(Records with drawing code)
>>>>
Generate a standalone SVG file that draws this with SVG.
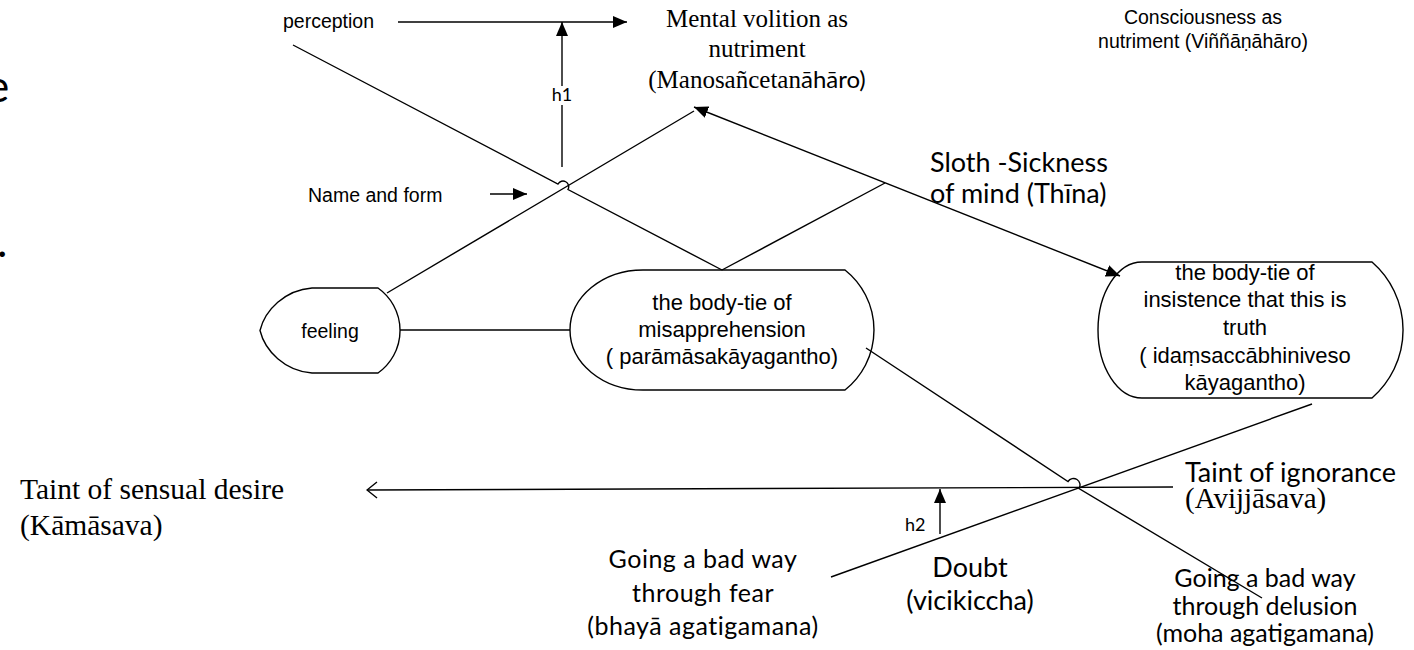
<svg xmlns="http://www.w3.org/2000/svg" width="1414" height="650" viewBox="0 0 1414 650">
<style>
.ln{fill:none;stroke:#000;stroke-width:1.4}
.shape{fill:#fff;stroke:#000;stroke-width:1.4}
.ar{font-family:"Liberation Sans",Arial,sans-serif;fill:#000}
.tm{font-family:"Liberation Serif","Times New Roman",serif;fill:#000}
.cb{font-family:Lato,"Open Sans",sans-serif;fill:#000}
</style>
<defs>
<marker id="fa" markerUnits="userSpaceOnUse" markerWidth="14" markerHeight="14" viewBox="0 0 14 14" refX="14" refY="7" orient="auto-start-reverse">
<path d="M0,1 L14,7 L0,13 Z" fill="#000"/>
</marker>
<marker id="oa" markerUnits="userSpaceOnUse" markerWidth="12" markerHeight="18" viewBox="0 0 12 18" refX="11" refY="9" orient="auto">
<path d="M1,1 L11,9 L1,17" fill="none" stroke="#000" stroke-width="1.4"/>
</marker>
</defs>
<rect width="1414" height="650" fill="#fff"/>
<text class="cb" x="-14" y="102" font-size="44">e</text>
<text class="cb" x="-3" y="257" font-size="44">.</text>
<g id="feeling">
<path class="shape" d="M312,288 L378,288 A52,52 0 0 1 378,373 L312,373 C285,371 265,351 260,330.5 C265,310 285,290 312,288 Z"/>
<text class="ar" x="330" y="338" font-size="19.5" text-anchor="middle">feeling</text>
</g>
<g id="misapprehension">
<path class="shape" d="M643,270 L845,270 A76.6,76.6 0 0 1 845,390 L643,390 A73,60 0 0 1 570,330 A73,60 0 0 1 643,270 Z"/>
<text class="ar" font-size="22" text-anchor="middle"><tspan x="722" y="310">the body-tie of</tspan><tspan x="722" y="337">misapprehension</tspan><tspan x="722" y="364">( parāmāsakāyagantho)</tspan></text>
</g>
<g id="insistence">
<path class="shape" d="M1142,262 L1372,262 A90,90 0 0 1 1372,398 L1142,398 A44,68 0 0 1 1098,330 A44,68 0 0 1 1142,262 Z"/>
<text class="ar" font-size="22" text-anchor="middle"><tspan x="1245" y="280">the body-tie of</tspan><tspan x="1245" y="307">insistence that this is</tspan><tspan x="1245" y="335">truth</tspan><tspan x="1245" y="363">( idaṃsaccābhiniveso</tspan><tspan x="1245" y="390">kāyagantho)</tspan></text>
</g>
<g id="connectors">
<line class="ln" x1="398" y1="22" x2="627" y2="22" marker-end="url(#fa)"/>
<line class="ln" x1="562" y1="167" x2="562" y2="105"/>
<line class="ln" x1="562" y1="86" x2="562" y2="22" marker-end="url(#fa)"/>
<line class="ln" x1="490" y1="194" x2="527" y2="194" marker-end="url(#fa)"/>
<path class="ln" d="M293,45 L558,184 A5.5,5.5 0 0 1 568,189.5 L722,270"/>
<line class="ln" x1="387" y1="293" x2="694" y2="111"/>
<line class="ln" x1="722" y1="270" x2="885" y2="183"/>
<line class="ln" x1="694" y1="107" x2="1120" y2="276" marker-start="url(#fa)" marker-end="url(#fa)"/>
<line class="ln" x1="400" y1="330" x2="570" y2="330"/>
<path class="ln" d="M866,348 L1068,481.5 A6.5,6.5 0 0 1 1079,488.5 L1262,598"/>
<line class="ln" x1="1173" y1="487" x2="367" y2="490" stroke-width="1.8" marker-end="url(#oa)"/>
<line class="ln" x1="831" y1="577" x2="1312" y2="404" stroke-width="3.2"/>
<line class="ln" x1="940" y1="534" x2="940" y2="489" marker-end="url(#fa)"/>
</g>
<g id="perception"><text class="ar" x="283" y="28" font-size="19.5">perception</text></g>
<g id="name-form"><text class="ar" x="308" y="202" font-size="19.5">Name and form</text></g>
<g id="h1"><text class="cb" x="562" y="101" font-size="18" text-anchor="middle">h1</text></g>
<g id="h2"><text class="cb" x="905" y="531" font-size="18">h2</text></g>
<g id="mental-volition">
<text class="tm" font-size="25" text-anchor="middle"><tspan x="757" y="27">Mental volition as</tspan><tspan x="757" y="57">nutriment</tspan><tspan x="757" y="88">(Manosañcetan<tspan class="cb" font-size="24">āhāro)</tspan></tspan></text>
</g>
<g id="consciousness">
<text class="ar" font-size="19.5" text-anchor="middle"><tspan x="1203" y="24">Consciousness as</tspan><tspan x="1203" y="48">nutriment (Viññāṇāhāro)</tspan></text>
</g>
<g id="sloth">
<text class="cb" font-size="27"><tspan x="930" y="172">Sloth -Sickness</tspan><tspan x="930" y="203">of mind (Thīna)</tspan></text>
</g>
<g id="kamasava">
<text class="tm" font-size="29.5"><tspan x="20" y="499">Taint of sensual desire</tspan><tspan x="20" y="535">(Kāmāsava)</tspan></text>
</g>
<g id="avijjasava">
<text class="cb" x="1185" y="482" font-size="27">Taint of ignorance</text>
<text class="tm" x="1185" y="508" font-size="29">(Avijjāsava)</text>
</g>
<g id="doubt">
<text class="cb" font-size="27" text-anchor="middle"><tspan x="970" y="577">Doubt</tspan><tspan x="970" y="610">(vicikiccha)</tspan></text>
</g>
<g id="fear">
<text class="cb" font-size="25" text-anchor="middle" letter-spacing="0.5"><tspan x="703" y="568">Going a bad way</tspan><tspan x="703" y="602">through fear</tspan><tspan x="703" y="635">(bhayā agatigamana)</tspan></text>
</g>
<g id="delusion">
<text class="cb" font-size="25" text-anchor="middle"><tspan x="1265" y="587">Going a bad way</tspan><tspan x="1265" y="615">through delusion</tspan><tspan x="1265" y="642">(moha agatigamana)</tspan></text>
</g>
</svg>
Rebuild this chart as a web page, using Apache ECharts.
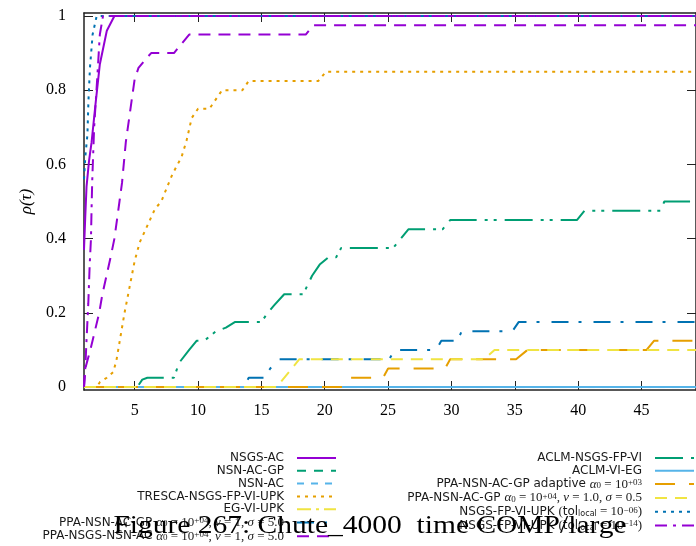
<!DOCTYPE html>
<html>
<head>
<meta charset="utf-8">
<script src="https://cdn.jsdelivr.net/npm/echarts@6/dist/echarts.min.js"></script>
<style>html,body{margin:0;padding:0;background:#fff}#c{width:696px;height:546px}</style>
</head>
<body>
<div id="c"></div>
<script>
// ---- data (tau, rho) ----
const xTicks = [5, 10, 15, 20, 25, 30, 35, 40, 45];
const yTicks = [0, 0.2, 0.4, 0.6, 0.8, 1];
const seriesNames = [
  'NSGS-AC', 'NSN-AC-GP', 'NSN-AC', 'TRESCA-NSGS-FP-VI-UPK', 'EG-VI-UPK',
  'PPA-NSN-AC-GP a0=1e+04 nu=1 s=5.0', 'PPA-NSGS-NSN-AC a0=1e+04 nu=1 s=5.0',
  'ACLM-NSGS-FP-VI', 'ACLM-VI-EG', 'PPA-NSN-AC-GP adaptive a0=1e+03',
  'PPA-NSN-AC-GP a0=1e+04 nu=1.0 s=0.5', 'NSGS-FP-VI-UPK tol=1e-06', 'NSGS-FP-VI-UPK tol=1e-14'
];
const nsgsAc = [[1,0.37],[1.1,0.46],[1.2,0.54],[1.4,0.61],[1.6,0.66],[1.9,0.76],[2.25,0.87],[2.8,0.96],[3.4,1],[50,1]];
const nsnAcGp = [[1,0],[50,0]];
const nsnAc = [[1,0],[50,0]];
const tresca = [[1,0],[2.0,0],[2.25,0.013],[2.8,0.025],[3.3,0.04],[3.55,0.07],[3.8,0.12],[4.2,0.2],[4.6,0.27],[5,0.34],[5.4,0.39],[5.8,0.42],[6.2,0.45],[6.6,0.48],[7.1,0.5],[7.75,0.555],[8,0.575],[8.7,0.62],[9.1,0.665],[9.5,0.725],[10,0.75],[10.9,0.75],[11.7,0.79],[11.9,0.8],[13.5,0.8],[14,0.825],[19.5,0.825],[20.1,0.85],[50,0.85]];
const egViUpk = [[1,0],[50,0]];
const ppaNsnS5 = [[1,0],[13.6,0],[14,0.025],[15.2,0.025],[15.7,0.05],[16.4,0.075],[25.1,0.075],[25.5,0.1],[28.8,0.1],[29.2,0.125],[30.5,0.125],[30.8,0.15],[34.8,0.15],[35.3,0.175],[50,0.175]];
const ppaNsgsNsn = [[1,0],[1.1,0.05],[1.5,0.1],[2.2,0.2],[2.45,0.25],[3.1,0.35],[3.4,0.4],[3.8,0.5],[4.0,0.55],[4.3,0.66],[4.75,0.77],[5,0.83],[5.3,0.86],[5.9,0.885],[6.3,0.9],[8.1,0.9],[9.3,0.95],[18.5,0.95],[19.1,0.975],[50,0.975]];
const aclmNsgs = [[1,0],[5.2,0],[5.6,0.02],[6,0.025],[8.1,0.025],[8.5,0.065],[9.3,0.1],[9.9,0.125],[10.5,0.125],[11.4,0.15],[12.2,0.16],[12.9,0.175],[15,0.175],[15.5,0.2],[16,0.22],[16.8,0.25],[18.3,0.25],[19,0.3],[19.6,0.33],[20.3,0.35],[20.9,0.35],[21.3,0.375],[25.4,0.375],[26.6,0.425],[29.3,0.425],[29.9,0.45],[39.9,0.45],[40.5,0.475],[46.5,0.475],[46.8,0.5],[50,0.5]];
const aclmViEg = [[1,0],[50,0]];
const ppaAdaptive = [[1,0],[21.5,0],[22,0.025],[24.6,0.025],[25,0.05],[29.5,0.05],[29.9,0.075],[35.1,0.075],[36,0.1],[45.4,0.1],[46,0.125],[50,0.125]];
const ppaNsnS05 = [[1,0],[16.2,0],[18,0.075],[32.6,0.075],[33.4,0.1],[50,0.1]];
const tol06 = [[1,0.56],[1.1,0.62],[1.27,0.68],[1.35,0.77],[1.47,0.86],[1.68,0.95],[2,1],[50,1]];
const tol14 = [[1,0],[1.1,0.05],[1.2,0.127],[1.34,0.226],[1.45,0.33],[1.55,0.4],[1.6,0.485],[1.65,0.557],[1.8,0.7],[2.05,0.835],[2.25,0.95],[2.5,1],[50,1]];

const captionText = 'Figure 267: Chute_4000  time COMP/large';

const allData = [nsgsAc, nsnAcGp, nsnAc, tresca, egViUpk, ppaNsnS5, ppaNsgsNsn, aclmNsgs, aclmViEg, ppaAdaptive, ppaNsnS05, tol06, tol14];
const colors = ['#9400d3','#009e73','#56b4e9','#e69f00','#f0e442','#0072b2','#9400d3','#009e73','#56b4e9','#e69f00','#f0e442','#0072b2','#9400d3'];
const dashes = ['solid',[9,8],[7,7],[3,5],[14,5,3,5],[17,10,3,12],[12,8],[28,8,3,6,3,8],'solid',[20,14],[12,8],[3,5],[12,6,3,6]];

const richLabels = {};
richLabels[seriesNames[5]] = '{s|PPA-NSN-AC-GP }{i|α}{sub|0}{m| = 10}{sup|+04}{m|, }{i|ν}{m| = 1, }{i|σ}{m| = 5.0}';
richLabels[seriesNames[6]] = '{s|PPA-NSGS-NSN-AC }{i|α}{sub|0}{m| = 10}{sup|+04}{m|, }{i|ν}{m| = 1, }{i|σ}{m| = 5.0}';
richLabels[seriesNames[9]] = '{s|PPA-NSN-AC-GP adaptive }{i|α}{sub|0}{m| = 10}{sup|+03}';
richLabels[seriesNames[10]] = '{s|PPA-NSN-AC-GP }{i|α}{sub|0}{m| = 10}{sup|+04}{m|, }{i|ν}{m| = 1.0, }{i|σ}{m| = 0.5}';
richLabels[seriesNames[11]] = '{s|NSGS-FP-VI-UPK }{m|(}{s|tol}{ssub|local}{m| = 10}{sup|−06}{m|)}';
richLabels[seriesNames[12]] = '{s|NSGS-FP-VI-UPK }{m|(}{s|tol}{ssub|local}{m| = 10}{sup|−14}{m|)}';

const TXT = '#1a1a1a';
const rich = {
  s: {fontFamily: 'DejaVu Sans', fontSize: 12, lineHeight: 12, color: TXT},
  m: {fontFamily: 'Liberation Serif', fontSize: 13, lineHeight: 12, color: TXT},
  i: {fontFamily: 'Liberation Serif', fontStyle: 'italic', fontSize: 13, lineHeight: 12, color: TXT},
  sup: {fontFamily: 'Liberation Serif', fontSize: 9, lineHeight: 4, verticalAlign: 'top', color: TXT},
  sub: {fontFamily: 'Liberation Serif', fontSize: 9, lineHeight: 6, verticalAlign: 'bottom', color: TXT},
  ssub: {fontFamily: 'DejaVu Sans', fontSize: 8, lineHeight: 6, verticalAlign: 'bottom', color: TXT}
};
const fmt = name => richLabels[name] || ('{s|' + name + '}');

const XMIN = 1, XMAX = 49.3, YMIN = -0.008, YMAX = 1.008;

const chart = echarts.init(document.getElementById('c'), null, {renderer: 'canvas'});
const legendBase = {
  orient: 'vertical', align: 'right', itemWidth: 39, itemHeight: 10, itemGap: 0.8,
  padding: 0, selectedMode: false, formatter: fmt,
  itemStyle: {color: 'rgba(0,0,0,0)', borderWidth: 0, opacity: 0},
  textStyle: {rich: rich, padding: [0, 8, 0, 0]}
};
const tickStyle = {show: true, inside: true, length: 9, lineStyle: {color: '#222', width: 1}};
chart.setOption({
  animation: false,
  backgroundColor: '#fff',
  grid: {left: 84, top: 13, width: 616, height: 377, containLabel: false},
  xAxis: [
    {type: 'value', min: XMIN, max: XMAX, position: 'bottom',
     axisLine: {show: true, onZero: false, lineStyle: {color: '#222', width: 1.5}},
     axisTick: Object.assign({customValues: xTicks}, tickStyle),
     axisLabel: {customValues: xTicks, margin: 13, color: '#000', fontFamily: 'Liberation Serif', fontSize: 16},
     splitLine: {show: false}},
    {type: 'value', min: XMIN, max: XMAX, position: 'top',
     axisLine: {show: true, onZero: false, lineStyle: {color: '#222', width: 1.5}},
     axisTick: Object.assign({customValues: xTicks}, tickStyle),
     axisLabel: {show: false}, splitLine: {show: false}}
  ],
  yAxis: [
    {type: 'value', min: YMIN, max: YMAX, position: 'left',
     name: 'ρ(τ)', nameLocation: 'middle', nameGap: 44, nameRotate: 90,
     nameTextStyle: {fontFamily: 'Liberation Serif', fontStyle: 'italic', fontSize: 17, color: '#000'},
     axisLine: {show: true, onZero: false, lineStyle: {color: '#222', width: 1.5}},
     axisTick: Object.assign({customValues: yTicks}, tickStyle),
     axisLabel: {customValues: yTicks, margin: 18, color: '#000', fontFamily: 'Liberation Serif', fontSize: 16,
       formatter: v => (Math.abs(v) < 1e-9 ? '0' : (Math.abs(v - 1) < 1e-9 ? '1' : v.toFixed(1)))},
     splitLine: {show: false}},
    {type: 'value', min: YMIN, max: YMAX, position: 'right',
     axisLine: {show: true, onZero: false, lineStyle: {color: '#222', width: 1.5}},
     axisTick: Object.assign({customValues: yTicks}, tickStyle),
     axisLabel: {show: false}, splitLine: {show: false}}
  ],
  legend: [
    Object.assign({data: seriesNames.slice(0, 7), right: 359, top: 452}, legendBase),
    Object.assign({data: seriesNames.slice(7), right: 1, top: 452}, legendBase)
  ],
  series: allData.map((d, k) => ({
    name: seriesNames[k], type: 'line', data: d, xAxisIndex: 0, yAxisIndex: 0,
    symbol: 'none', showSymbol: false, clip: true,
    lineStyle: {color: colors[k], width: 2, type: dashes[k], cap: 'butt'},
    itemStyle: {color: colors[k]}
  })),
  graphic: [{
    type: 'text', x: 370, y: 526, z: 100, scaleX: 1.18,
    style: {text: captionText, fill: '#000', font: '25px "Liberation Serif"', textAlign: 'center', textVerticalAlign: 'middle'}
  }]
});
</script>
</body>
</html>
<<<<
_What the task asks_
Pull out every line of the entries that includes the word "this".

_Exercise result_
Generate a standalone SVG file that draws this with SVG.
<text class="ar" font-size="22" text-anchor="middle"><tspan x="1245" y="280">the body-tie of</tspan><tspan x="1245" y="307">insistence that this is</tspan><tspan x="1245" y="335">truth</tspan><tspan x="1245" y="363">( idaṃsaccābhiniveso</tspan><tspan x="1245" y="390">kāyagantho)</tspan></text>
Rebuild this chart as a web page, using Apache ECharts.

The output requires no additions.